** Raw records **
····················
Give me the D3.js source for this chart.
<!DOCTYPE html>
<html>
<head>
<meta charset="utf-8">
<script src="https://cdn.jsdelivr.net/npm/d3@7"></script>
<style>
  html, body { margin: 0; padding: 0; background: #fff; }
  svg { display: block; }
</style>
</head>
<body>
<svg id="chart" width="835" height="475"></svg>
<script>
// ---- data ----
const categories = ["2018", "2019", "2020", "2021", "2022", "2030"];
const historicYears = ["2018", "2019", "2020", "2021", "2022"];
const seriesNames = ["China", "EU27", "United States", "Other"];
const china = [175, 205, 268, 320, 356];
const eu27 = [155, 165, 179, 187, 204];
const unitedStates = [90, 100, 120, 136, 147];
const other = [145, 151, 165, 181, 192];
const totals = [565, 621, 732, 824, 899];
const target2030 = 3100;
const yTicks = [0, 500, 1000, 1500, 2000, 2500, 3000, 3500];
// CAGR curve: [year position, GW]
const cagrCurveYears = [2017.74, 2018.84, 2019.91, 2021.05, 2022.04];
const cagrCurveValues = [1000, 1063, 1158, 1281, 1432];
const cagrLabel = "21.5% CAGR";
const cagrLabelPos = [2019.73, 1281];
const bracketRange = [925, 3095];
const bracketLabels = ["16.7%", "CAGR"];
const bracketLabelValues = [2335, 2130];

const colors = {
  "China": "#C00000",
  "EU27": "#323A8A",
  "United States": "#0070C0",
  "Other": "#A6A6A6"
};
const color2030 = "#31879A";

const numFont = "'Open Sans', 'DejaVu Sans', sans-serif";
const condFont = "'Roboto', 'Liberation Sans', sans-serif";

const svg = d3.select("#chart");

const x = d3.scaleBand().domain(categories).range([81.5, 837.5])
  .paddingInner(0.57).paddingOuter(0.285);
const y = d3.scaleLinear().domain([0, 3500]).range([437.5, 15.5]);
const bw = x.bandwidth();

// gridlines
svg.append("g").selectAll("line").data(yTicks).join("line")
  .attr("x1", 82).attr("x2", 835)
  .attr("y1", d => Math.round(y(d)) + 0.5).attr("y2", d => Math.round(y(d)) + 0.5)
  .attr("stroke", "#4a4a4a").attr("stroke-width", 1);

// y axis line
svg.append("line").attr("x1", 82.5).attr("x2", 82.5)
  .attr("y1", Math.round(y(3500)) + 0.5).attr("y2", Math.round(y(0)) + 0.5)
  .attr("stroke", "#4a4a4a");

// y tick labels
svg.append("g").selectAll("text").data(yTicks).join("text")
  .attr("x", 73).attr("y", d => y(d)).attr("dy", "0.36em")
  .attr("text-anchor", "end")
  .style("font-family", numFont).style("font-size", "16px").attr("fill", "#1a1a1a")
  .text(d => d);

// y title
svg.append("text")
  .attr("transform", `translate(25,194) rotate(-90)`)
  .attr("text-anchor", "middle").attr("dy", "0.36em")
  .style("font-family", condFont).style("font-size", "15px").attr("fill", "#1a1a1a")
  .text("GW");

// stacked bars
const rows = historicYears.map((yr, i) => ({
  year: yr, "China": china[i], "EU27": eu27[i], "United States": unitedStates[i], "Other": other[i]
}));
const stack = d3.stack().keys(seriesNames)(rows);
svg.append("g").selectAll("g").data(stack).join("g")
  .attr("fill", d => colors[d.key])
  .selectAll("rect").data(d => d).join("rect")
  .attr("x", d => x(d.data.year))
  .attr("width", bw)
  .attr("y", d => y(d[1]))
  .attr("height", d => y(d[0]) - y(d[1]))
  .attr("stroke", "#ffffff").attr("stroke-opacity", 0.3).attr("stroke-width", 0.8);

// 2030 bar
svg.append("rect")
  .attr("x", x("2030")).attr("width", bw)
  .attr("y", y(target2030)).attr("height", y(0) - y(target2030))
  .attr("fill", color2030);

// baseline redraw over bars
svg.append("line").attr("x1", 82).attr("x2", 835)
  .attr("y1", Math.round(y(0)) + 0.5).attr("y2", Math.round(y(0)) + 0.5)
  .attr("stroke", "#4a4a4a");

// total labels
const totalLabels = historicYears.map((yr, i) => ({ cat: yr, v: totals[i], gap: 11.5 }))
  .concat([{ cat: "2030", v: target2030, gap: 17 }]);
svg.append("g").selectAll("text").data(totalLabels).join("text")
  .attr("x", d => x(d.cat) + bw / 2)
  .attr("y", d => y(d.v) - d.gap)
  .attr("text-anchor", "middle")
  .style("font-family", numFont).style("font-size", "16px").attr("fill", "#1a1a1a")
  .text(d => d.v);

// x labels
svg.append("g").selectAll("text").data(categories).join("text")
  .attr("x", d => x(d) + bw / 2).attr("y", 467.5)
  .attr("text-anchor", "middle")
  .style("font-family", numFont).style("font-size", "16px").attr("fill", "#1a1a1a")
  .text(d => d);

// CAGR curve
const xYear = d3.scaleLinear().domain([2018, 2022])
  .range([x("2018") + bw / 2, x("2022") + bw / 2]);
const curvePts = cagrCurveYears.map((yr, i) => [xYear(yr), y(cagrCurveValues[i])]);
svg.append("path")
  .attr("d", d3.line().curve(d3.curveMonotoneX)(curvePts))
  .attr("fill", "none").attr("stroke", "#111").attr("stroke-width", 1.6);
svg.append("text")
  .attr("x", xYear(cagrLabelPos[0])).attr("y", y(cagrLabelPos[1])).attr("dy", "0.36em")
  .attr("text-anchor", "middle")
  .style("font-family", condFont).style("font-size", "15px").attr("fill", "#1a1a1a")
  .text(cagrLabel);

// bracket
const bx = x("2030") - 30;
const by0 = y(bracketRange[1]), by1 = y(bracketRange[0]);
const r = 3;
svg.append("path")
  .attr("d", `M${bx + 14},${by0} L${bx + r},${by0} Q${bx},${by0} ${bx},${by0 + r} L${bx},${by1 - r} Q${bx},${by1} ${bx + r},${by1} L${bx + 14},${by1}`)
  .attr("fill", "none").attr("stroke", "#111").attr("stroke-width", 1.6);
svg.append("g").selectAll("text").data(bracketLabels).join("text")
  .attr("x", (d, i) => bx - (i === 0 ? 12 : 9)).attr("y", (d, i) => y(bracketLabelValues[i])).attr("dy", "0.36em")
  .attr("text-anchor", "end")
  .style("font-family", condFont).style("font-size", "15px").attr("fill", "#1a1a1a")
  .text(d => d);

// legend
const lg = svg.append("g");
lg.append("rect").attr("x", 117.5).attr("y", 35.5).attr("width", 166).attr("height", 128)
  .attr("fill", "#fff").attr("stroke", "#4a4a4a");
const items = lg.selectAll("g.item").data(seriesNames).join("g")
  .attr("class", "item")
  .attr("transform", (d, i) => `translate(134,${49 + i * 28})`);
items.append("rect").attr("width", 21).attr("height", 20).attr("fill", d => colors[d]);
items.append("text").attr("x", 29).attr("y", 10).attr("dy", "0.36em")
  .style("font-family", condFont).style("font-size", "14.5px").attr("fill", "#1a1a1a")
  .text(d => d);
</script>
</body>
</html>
····················
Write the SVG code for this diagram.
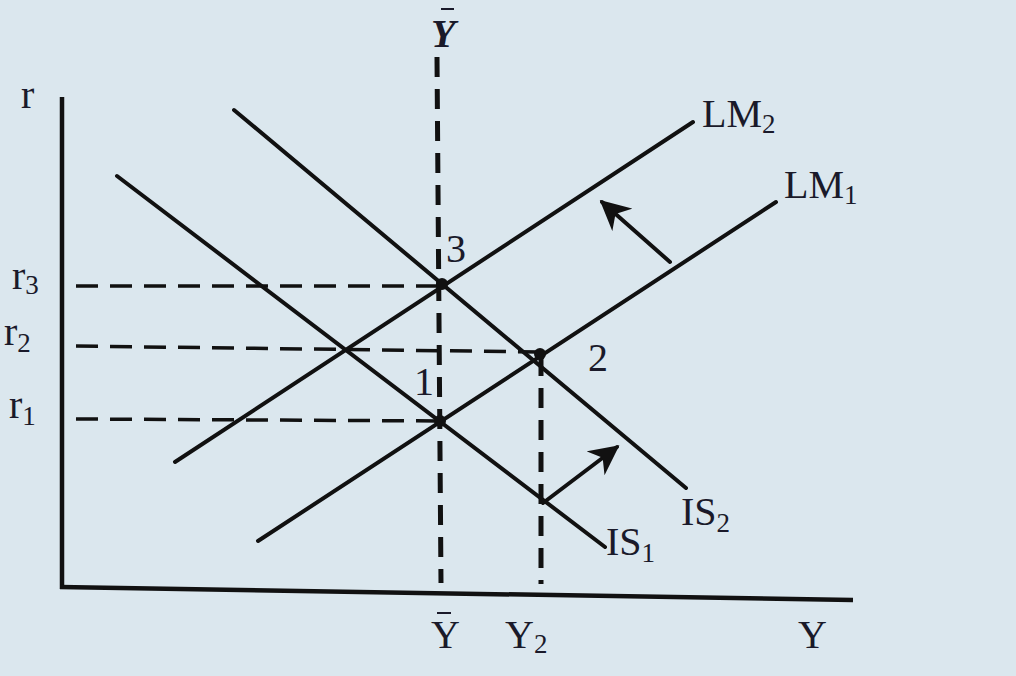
····················
In the listing above, locate the line containing "Give me the D3.js source for this chart." and the line containing "const bracketLabelValues = [2335, 2130];", then transcribe both and every line between them verbatim.

** Response below **
Give me the D3.js source for this chart.
<!DOCTYPE html>
<html>
<head>
<meta charset="utf-8">
<script src="https://cdn.jsdelivr.net/npm/d3@7"></script>
<style>
  html, body { margin: 0; padding: 0; background: #fff; }
  svg { display: block; }
</style>
</head>
<body>
<svg id="chart" width="835" height="475"></svg>
<script>
// ---- data ----
const categories = ["2018", "2019", "2020", "2021", "2022", "2030"];
const historicYears = ["2018", "2019", "2020", "2021", "2022"];
const seriesNames = ["China", "EU27", "United States", "Other"];
const china = [175, 205, 268, 320, 356];
const eu27 = [155, 165, 179, 187, 204];
const unitedStates = [90, 100, 120, 136, 147];
const other = [145, 151, 165, 181, 192];
const totals = [565, 621, 732, 824, 899];
const target2030 = 3100;
const yTicks = [0, 500, 1000, 1500, 2000, 2500, 3000, 3500];
// CAGR curve: [year position, GW]
const cagrCurveYears = [2017.74, 2018.84, 2019.91, 2021.05, 2022.04];
const cagrCurveValues = [1000, 1063, 1158, 1281, 1432];
const cagrLabel = "21.5% CAGR";
const cagrLabelPos = [2019.73, 1281];
const bracketRange = [925, 3095];
const bracketLabels = ["16.7%", "CAGR"];
const bracketLabelValues = [2335, 2130];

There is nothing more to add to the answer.